Output a verbatim copy of the data, cut off after the line that contains "return 1 - y / H".

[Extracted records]
*****

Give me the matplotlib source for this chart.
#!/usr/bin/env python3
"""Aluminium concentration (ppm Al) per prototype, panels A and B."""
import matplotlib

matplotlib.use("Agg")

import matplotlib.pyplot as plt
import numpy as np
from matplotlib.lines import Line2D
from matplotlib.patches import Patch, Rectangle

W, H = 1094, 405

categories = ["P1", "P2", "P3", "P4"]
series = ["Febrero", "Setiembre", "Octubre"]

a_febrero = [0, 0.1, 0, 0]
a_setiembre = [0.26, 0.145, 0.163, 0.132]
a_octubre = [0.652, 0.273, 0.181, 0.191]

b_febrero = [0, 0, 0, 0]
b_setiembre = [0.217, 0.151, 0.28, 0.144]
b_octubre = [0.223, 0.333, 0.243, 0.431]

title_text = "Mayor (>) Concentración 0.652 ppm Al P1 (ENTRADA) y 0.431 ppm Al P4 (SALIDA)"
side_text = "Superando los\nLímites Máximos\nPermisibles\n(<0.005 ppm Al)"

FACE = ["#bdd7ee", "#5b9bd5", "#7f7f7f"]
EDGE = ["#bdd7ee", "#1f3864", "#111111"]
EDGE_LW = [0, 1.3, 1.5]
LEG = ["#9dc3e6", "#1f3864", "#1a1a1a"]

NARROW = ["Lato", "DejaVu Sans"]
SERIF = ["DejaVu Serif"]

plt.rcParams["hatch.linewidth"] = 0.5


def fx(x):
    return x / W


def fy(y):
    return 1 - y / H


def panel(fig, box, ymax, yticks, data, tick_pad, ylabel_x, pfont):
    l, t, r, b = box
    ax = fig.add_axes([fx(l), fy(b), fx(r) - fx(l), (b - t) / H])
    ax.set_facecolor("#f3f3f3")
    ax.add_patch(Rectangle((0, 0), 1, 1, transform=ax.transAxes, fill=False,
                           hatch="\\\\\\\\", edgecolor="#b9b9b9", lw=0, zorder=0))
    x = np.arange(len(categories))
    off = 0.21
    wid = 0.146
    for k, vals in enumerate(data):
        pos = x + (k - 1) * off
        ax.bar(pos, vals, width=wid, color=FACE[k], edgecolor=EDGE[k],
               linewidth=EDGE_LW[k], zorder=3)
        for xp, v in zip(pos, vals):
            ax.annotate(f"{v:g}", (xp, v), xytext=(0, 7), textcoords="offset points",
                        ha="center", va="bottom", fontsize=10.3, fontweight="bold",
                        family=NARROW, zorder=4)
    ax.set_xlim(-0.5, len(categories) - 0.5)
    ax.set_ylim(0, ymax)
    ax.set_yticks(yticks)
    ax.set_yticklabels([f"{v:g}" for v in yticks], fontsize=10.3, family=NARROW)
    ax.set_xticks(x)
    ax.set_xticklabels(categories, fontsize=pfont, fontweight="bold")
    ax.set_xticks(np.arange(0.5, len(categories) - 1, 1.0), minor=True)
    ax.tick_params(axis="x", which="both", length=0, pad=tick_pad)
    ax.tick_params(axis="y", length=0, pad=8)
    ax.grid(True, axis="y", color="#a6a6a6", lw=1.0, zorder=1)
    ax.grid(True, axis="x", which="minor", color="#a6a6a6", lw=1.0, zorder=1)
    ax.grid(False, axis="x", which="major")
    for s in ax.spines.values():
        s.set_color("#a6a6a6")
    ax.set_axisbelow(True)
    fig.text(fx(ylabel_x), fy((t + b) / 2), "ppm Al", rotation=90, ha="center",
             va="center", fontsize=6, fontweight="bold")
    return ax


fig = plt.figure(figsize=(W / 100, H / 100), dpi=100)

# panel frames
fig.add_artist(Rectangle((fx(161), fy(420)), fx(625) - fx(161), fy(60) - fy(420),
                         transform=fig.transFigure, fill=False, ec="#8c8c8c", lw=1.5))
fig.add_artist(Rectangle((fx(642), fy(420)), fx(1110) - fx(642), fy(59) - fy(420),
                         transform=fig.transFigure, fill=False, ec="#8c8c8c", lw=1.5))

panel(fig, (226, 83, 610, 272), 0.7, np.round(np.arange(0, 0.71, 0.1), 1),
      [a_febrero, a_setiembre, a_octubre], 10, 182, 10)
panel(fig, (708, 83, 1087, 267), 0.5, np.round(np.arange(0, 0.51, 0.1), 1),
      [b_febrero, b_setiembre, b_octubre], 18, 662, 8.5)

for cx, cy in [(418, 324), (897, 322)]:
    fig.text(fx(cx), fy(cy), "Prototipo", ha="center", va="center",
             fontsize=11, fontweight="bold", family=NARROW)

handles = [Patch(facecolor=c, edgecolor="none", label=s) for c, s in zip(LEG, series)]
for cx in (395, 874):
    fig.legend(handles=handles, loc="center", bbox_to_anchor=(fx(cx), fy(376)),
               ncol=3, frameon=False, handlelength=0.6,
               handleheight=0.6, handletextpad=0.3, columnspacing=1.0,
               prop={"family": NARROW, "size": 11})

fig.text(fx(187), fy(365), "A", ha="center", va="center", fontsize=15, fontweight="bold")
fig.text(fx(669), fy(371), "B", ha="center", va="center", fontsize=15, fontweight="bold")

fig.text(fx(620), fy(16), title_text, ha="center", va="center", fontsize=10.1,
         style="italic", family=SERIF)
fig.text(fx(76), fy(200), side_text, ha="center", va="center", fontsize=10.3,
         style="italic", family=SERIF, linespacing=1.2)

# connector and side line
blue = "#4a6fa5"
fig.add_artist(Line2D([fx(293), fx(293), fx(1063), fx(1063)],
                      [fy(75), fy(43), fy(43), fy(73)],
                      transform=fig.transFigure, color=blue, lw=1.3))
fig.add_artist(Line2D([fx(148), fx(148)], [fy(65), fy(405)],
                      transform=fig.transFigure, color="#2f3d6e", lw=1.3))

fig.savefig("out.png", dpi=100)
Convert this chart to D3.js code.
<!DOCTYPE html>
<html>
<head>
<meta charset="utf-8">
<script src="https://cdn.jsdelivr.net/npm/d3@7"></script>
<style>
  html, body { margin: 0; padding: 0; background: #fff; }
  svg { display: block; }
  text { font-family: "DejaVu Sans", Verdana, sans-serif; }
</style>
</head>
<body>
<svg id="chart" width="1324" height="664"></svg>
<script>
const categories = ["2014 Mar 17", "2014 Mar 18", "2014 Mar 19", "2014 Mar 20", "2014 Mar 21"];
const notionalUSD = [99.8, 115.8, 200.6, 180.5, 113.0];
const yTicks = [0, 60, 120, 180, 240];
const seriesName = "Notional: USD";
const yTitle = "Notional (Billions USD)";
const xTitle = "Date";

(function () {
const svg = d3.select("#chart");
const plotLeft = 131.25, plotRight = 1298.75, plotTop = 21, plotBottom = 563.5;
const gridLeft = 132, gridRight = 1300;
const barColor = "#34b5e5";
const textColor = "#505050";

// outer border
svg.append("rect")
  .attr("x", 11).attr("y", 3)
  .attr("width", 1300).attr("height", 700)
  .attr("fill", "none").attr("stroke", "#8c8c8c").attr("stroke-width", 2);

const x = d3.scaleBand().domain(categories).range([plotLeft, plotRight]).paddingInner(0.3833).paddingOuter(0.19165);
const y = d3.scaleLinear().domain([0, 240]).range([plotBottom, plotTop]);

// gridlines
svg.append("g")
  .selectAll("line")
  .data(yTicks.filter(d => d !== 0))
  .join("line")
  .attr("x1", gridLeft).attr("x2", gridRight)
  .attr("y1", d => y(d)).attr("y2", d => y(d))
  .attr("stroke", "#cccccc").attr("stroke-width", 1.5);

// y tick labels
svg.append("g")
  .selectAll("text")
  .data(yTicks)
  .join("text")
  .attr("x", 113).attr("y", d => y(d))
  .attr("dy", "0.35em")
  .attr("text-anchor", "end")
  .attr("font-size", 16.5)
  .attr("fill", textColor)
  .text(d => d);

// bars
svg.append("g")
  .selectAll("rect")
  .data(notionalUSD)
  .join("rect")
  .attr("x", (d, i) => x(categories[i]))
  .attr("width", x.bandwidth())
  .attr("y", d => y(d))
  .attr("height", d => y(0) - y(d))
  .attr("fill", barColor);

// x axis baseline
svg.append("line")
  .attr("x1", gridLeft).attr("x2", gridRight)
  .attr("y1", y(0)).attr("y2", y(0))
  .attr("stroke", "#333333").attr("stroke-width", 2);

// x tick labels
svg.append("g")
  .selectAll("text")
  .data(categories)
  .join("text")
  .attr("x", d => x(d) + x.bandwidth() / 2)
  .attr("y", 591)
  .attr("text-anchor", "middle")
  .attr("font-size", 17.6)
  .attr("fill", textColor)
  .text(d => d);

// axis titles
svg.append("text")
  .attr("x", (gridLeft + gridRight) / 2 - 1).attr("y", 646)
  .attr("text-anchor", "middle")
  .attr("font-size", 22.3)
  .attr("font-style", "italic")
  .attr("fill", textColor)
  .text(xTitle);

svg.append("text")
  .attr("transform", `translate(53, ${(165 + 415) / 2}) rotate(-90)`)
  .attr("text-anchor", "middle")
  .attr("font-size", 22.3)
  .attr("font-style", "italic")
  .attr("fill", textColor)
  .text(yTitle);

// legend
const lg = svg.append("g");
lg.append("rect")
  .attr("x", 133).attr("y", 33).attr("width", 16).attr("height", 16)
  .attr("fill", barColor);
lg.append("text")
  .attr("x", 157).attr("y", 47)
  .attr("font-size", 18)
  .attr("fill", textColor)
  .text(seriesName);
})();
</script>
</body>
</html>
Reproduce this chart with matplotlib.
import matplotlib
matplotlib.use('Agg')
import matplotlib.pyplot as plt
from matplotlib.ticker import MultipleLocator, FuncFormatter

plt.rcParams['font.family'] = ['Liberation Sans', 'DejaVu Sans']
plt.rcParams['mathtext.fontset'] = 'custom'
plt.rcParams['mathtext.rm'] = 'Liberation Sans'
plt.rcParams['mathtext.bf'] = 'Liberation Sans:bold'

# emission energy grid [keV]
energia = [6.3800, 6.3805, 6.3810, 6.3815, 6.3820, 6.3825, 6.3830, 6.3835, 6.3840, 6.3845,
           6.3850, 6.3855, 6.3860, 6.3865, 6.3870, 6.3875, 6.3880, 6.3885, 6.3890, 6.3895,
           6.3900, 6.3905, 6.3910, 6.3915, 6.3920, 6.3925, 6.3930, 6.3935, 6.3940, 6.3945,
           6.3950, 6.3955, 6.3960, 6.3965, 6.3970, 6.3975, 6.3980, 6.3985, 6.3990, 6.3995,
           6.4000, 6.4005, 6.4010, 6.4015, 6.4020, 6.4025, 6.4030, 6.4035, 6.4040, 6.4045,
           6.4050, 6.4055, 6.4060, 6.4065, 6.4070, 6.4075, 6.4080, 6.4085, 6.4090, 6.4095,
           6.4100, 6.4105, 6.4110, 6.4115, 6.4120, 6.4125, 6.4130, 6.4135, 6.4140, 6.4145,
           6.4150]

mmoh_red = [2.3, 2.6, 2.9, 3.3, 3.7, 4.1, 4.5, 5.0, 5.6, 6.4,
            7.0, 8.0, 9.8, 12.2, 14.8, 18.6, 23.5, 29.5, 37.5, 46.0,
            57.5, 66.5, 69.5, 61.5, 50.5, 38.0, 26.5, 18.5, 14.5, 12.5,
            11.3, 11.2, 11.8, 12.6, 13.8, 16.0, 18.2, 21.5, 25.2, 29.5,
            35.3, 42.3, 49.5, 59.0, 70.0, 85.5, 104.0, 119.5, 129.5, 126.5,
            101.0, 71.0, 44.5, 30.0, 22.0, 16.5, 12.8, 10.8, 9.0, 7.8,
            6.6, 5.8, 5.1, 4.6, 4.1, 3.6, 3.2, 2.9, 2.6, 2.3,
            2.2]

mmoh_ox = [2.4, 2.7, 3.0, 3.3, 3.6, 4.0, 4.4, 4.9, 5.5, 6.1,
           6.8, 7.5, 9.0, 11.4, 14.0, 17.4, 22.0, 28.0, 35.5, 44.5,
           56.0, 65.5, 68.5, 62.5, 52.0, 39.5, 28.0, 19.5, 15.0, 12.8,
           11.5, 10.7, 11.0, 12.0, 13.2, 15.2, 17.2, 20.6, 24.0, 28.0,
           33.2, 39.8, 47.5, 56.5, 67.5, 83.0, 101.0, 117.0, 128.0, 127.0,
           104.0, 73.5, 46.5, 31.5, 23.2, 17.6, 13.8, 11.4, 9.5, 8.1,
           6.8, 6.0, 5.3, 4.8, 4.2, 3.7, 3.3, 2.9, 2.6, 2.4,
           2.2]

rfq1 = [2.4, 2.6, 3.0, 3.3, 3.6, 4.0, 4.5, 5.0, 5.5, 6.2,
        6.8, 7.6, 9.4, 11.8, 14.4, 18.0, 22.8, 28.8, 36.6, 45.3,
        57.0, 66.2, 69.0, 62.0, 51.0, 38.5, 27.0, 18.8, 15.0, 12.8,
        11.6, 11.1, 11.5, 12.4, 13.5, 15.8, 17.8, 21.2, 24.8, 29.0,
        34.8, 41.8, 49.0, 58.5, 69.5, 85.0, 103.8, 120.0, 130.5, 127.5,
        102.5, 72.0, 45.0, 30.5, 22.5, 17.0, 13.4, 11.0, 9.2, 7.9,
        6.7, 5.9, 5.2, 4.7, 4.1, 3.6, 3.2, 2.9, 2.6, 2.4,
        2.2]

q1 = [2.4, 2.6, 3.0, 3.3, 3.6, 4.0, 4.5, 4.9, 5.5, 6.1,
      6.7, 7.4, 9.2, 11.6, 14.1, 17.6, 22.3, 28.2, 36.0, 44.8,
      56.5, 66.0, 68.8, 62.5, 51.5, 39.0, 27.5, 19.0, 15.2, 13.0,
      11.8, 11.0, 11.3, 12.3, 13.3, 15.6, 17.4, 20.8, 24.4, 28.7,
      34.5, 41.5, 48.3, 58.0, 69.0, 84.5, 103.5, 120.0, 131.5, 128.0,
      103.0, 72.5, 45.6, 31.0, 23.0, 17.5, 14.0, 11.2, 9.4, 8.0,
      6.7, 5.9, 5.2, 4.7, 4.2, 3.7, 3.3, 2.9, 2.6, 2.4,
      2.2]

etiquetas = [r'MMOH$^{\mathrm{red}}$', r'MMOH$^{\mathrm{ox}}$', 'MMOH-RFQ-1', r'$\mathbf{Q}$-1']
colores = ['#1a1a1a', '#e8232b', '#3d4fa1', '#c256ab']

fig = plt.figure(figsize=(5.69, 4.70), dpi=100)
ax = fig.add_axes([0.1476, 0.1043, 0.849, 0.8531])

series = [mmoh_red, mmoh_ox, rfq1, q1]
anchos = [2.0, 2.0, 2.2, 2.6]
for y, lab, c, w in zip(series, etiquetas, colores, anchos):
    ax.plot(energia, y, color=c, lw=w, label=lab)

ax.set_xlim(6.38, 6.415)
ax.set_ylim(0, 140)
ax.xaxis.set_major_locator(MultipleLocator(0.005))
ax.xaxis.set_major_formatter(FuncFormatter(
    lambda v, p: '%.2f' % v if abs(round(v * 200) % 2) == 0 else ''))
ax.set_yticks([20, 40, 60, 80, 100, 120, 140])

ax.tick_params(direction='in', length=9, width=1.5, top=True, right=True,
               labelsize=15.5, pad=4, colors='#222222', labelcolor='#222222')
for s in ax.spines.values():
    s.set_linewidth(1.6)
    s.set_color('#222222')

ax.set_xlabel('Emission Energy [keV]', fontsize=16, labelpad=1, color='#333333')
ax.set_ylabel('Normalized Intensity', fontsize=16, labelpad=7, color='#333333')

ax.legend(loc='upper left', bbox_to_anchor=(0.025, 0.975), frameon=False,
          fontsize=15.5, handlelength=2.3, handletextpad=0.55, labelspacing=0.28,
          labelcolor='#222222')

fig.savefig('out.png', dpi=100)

*****

SOLUTION FOR THIS EXERCISE:
Give me the matplotlib source for this chart.
#!/usr/bin/env python3
"""Aluminium concentration (ppm Al) per prototype, panels A and B."""
import matplotlib

matplotlib.use("Agg")

import matplotlib.pyplot as plt
import numpy as np
from matplotlib.lines import Line2D
from matplotlib.patches import Patch, Rectangle

W, H = 1094, 405

categories = ["P1", "P2", "P3", "P4"]
series = ["Febrero", "Setiembre", "Octubre"]

a_febrero = [0, 0.1, 0, 0]
a_setiembre = [0.26, 0.145, 0.163, 0.132]
a_octubre = [0.652, 0.273, 0.181, 0.191]

b_febrero = [0, 0, 0, 0]
b_setiembre = [0.217, 0.151, 0.28, 0.144]
b_octubre = [0.223, 0.333, 0.243, 0.431]

title_text = "Mayor (>) Concentración 0.652 ppm Al P1 (ENTRADA) y 0.431 ppm Al P4 (SALIDA)"
side_text = "Superando los\nLímites Máximos\nPermisibles\n(<0.005 ppm Al)"

FACE = ["#bdd7ee", "#5b9bd5", "#7f7f7f"]
EDGE = ["#bdd7ee", "#1f3864", "#111111"]
EDGE_LW = [0, 1.3, 1.5]
LEG = ["#9dc3e6", "#1f3864", "#1a1a1a"]

NARROW = ["Lato", "DejaVu Sans"]
SERIF = ["DejaVu Serif"]

plt.rcParams["hatch.linewidth"] = 0.5


def fx(x):
    return x / W


def fy(y):
    return 1 - y / H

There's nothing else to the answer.